→ **Work to be completed**: Copy each line exactly. Drop every picture.

→ **Material provided**:
◆ ◆ ◆ ◆

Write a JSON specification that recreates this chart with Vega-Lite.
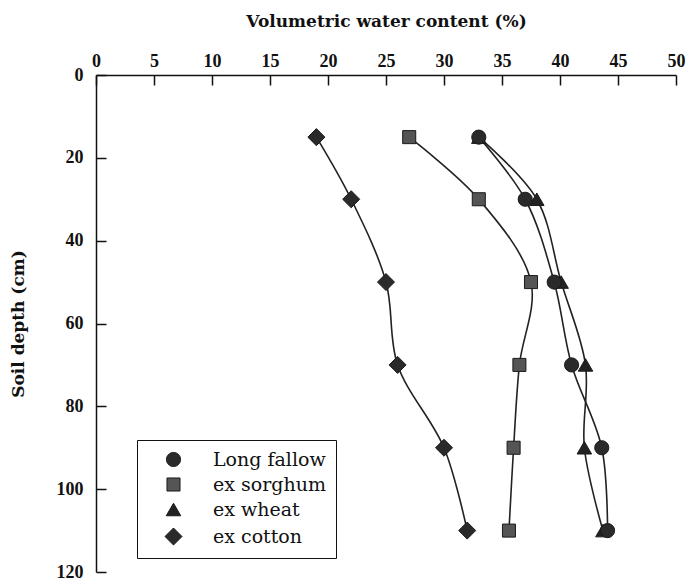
{
  "$schema": "https://vega.github.io/schema/vega-lite/v6.json",
  "width": 580,
  "height": 497,
  "autosize": "none",
  "padding": {"left": 96, "top": 75, "right": 13, "bottom": 13},
  "background": "white",
  "config": {"view": {"stroke": null}, "font": "Liberation Serif"},
  "data": {"values": [
    {"treatment": "ex wheat", "depth": 15, "water": 33},
    {"treatment": "ex wheat", "depth": 30, "water": 38},
    {"treatment": "ex wheat", "depth": 50, "water": 40.1},
    {"treatment": "ex wheat", "depth": 70, "water": 42.2},
    {"treatment": "ex wheat", "depth": 90, "water": 42.1},
    {"treatment": "ex wheat", "depth": 110, "water": 43.7},
    {"treatment": "Long fallow", "depth": 15, "water": 33},
    {"treatment": "Long fallow", "depth": 30, "water": 37},
    {"treatment": "Long fallow", "depth": 50, "water": 39.5},
    {"treatment": "Long fallow", "depth": 70, "water": 41},
    {"treatment": "Long fallow", "depth": 90, "water": 43.6},
    {"treatment": "Long fallow", "depth": 110, "water": 44.1},
    {"treatment": "ex sorghum", "depth": 15, "water": 27},
    {"treatment": "ex sorghum", "depth": 30, "water": 33},
    {"treatment": "ex sorghum", "depth": 50, "water": 37.5},
    {"treatment": "ex sorghum", "depth": 70, "water": 36.5},
    {"treatment": "ex sorghum", "depth": 90, "water": 36},
    {"treatment": "ex sorghum", "depth": 110, "water": 35.6},
    {"treatment": "ex cotton", "depth": 15, "water": 19},
    {"treatment": "ex cotton", "depth": 30, "water": 22},
    {"treatment": "ex cotton", "depth": 50, "water": 25},
    {"treatment": "ex cotton", "depth": 70, "water": 26},
    {"treatment": "ex cotton", "depth": 90, "water": 30},
    {"treatment": "ex cotton", "depth": 110, "water": 32}
  ]},
  "encoding": {
    "x": {
      "field": "water", "type": "quantitative",
      "scale": {"domain": [0, 50], "nice": false, "zero": false},
      "axis": {
        "orient": "top", "title": "Volumetric water content (%)",
        "values": [0, 5, 10, 15, 20, 25, 30, 35, 40, 45, 50],
        "grid": false, "tickSize": -10, "tickColor": "#111", "domainColor": "#111",
        "domainWidth": 1.5, "tickWidth": 1.5,
        "labelFont": "Liberation Serif", "labelFontSize": 18, "labelFontWeight": "bold", "labelColor": "#111",
        "labelPadding": 15, "labelFlush": false,
        "titleFont": "DejaVu Serif", "titleFontSize": 17, "titleFontWeight": "bold", "titleColor": "#111",
        "titlePadding": 22
      }
    },
    "y": {
      "field": "depth", "type": "quantitative",
      "scale": {"domain": [0, 120], "reverse": true, "nice": false, "zero": false},
      "axis": {
        "title": "Soil depth (cm)",
        "values": [0, 20, 40, 60, 80, 100, 120],
        "grid": false, "tickSize": -10, "tickColor": "#111", "domainColor": "#111",
        "domainWidth": 1.5, "tickWidth": 1.5,
        "labelFont": "Liberation Serif", "labelFontSize": 18, "labelFontWeight": "bold", "labelColor": "#111",
        "labelPadding": 23, "labelFlush": false,
        "titleFont": "DejaVu Serif", "titleFontSize": 17, "titleFontWeight": "bold", "titleColor": "#111",
        "titlePadding": 29
      }
    }
  },
  "layer": [
    {
      "mark": {"type": "line", "interpolate": "catmull-rom", "color": "#222", "strokeWidth": 1.6},
      "encoding": {
        "detail": {"field": "treatment", "type": "nominal"},
        "order": {"field": "depth", "type": "quantitative"}
      }
    },
    {
      "mark": {"type": "point", "filled": true, "stroke": "#1a1a1a", "strokeWidth": 1, "opacity": 1},
      "encoding": {
        "shape": {
          "field": "treatment", "type": "ordinal",
          "sort": ["Long fallow", "ex sorghum", "ex wheat", "ex cotton"],
          "scale": {"domain": ["Long fallow", "ex sorghum", "ex wheat", "ex cotton"], "range": ["circle", "square", "triangle-up", "diamond"]},
          "legend": {
            "title": null, "orient": "none", "legendX": 41, "legendY": 365,
            "direction": "vertical",
            "strokeColor": "#111", "padding": 10,
            "labelFont": "DejaVu Serif", "labelFontSize": 19, "labelColor": "#111",
            "symbolStrokeWidth": 1, "rowPadding": 5, "labelOffset": 30,
            "symbolOffset": 17
          }
        },
        "size": {
          "field": "treatment", "type": "ordinal",
          "sort": ["Long fallow", "ex sorghum", "ex wheat", "ex cotton"],
          "scale": {"type": "ordinal", "domain": ["Long fallow", "ex sorghum", "ex wheat", "ex cotton"], "range": [200, 170, 210, 290]}
        },
        "fill": {
          "field": "treatment", "type": "ordinal",
          "sort": ["Long fallow", "ex sorghum", "ex wheat", "ex cotton"],
          "scale": {"type": "ordinal", "domain": ["Long fallow", "ex sorghum", "ex wheat", "ex cotton"], "range": ["#2a2a2a", "#555555", "#222222", "#2a2a2a"]}
        }
      }
    }
  ]
}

◆ ◆ ◆ ◆

→ **The reply**:
Write a JSON specification that recreates this chart with Vega-Lite.
{
  "$schema": "https://vega.github.io/schema/vega-lite/v6.json",
  "width": 580,
  "height": 497,
  "autosize": "none",
  "padding": {"left": 96, "top": 75, "right": 13, "bottom": 13},
  "background": "white",
  "config": {"view": {"stroke": null}, "font": "Liberation Serif"},
  "data": {"values": [
    {"treatment": "ex wheat", "depth": 15, "water": 33},
    {"treatment": "ex wheat", "depth": 30, "water": 38},
    {"treatment": "ex wheat", "depth": 50, "water": 40.1},
    {"treatment": "ex wheat", "depth": 70, "water": 42.2},
    {"treatment": "ex wheat", "depth": 90, "water": 42.1},
    {"treatment": "ex wheat", "depth": 110, "water": 43.7},
    {"treatment": "Long fallow", "depth": 15, "water": 33},
    {"treatment": "Long fallow", "depth": 30, "water": 37},
    {"treatment": "Long fallow", "depth": 50, "water": 39.5},
    {"treatment": "Long fallow", "depth": 70, "water": 41},
    {"treatment": "Long fallow", "depth": 90, "water": 43.6},
    {"treatment": "Long fallow", "depth": 110, "water": 44.1},
    {"treatment": "ex sorghum", "depth": 15, "water": 27},
    {"treatment": "ex sorghum", "depth": 30, "water": 33},
    {"treatment": "ex sorghum", "depth": 50, "water": 37.5},
    {"treatment": "ex sorghum", "depth": 70, "water": 36.5},
    {"treatment": "ex sorghum", "depth": 90, "water": 36},
    {"treatment": "ex sorghum", "depth": 110, "water": 35.6},
    {"treatment": "ex cotton", "depth": 15, "water": 19},
    {"treatment": "ex cotton", "depth": 30, "water": 22},
    {"treatment": "ex cotton", "depth": 50, "water": 25},
    {"treatment": "ex cotton", "depth": 70, "water": 26},
    {"treatment": "ex cotton", "depth": 90, "water": 30},
    {"treatment": "ex cotton", "depth": 110, "water": 32}
  ]},
  "encoding": {
    "x": {
      "field": "water", "type": "quantitative",
      "scale": {"domain": [0, 50], "nice": false, "zero": false},
      "axis": {
        "orient": "top", "title": "Volumetric water content (%)",
        "values": [0, 5, 10, 15, 20, 25, 30, 35, 40, 45, 50],
        "grid": false, "tickSize": -10, "tickColor": "#111", "domainColor": "#111",
        "domainWidth": 1.5, "tickWidth": 1.5,
        "labelFont": "Liberation Serif", "labelFontSize": 18, "labelFontWeight": "bold", "labelColor": "#111",
        "labelPadding": 15, "labelFlush": false,
        "titleFont": "DejaVu Serif", "titleFontSize": 17, "titleFontWeight": "bold", "titleColor": "#111",
        "titlePadding": 22
      }
    },
    "y": {
      "field": "depth", "type": "quantitative",
      "scale": {"domain": [0, 120], "reverse": true, "nice": false, "zero": false},
      "axis": {
        "title": "Soil depth (cm)",
        "values": [0, 20, 40, 60, 80, 100, 120],
        "grid": false, "tickSize": -10, "tickColor": "#111", "domainColor": "#111",
        "domainWidth": 1.5, "tickWidth": 1.5,
        "labelFont": "Liberation Serif", "labelFontSize": 18, "labelFontWeight": "bold", "labelColor": "#111",
        "labelPadding": 23, "labelFlush": false,
        "titleFont": "DejaVu Serif", "titleFontSize": 17, "titleFontWeight": "bold", "titleColor": "#111",
        "titlePadding": 29
      }
    }
  },
  "layer": [
    {
      "mark": {"type": "line", "interpolate": "catmull-rom", "color": "#222", "strokeWidth": 1.6},
      "encoding": {
        "detail": {"field": "treatment", "type": "nominal"},
        "order": {"field": "depth", "type": "quantitative"}
      }
    },
    {
      "mark": {"type": "point", "filled": true, "stroke": "#1a1a1a", "strokeWidth": 1, "opacity": 1},
      "encoding": {
        "shape": {
          "field": "treatment", "type": "ordinal",
          "sort": ["Long fallow", "ex sorghum", "ex wheat", "ex cotton"],
          "scale": {"domain": ["Long fallow", "ex sorghum", "ex wheat", "ex cotton"], "range": ["circle", "square", "triangle-up", "diamond"]},
          "legend": {
            "title": null, "orient": "none", "legendX": 41, "legendY": 365,
            "direction": "vertical",
            "strokeColor": "#111", "padding": 10,
            "labelFont": "DejaVu Serif", "labelFontSize": 19, "labelColor": "#111",
            "symbolStrokeWidth": 1, "rowPadding": 5, "labelOffset": 30,
            "symbolOffset": 17
          }
        },
        "size": {
          "field": "treatment", "type": "ordinal",
          "sort": ["Long fallow", "ex sorghum", "ex wheat", "ex cotton"],
          "scale": {"type": "ordinal", "domain": ["Long fallow", "ex sorghum", "ex wheat", "ex cotton"], "range": [200, 170, 210, 290]}
        },
        "fill": {
          "field": "treatment", "type": "ordinal",
          "sort": ["Long fallow", "ex sorghum", "ex wheat", "ex cotton"],
          "scale": {"type": "ordinal", "domain": ["Long fallow", "ex sorghum", "ex wheat", "ex cotton"], "range": ["#2a2a2a", "#555555", "#222222", "#2a2a2a"]}
        }
      }
    }
  ]
}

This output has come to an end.